(EXERCISE AIM)
Retype only what runs from the first line of the listing to the line holding "from bokeh.resources import INLINE", both included. Do not retype the pictures.

---+---

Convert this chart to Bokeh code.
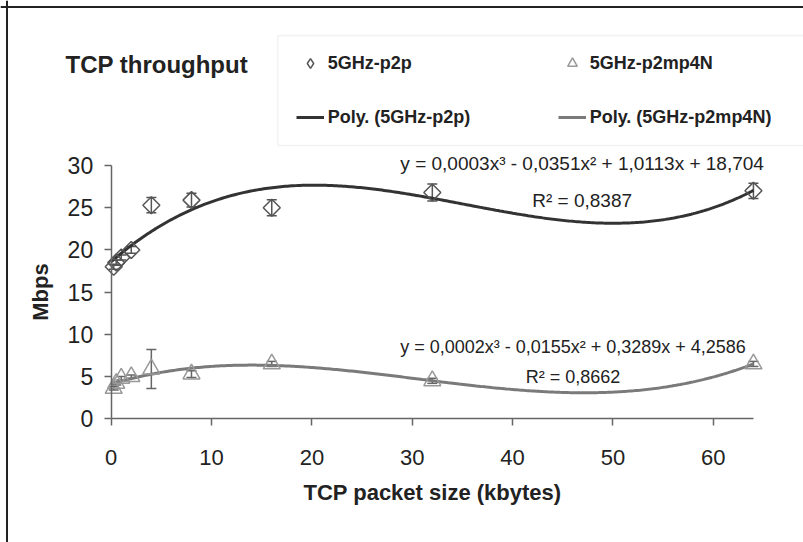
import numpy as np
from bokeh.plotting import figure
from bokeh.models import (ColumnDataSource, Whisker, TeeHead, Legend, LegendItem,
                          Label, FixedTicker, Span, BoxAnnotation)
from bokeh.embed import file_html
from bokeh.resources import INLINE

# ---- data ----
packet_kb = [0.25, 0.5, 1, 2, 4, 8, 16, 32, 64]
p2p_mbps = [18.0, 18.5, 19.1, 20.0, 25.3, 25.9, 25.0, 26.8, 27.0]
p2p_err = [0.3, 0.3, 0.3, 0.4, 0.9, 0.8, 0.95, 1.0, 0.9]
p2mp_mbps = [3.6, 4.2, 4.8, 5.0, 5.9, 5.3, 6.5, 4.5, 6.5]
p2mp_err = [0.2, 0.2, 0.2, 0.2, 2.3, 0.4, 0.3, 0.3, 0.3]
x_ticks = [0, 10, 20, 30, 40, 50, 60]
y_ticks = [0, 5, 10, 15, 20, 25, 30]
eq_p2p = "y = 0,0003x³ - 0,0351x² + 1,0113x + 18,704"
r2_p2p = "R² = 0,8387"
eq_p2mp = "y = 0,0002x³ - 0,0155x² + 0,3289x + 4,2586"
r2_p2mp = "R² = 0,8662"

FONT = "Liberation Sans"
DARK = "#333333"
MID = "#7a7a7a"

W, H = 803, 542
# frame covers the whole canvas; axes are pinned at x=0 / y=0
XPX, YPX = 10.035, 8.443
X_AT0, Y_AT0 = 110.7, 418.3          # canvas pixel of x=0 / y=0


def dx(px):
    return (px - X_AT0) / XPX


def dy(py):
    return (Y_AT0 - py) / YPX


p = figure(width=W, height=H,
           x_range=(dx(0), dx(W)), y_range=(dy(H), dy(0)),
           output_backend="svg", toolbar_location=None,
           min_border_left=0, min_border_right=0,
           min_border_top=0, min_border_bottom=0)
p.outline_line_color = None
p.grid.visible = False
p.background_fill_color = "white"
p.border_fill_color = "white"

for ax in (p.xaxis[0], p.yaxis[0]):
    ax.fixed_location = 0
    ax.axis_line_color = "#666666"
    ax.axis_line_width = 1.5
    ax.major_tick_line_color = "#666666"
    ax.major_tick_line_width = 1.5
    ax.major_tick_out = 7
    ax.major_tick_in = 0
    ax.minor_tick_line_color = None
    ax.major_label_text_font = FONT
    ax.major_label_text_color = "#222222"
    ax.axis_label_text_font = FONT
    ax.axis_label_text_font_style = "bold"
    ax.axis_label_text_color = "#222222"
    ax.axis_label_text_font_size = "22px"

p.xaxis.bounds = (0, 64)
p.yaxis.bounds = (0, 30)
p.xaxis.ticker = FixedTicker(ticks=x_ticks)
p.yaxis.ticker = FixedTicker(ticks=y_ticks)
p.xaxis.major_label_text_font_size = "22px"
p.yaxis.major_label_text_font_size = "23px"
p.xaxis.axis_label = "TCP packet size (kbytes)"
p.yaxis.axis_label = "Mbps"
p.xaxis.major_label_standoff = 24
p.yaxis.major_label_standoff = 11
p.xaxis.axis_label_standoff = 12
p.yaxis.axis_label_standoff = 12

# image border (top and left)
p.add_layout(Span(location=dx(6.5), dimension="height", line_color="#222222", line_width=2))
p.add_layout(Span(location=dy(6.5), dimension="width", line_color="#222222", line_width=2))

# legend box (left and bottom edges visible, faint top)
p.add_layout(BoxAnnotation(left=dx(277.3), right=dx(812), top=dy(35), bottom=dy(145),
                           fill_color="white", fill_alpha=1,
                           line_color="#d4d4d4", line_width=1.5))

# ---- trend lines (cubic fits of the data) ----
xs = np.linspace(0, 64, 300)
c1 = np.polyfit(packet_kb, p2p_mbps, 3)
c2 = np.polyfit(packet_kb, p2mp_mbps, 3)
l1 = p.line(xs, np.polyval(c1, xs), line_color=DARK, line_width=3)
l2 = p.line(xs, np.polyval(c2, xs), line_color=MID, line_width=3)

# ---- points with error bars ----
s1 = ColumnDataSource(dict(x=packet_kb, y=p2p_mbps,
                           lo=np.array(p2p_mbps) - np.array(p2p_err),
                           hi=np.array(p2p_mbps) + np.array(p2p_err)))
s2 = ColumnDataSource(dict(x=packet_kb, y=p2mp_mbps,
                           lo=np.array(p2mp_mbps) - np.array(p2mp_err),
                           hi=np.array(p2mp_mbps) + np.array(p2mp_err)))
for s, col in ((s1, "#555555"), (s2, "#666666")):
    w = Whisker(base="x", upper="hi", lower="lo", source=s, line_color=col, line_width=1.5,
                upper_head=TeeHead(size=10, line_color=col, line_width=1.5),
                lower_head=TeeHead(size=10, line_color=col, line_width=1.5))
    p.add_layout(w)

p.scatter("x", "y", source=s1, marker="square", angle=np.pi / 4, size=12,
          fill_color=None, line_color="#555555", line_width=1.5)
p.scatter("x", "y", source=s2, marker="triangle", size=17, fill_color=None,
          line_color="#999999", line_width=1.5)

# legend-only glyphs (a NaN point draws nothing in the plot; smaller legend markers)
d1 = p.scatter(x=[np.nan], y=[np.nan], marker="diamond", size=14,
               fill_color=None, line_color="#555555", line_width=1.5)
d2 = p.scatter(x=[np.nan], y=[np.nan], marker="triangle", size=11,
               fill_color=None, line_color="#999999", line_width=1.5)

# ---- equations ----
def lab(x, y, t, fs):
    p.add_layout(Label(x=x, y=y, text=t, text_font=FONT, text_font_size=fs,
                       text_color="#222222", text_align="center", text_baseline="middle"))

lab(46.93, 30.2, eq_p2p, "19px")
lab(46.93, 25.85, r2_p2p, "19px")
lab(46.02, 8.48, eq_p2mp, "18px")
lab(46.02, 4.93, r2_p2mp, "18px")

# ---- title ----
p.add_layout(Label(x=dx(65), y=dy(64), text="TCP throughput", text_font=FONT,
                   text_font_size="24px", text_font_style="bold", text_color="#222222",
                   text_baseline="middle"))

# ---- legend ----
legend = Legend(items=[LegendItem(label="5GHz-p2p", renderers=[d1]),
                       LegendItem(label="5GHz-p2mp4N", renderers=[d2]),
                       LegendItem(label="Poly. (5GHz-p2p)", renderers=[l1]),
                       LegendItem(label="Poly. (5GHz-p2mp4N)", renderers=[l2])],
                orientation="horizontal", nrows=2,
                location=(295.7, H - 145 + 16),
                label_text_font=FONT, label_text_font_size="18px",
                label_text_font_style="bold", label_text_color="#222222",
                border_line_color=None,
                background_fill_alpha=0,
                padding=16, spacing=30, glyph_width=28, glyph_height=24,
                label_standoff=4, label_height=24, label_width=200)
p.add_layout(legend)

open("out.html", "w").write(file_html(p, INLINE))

---+---

(SOLUTION FOR THIS PROBLEM)
Convert this chart to Bokeh code.
import numpy as np
from bokeh.plotting import figure
from bokeh.models import (ColumnDataSource, Whisker, TeeHead, Legend, LegendItem,
                          Label, FixedTicker, Span, BoxAnnotation)
from bokeh.embed import file_html
from bokeh.resources import INLINE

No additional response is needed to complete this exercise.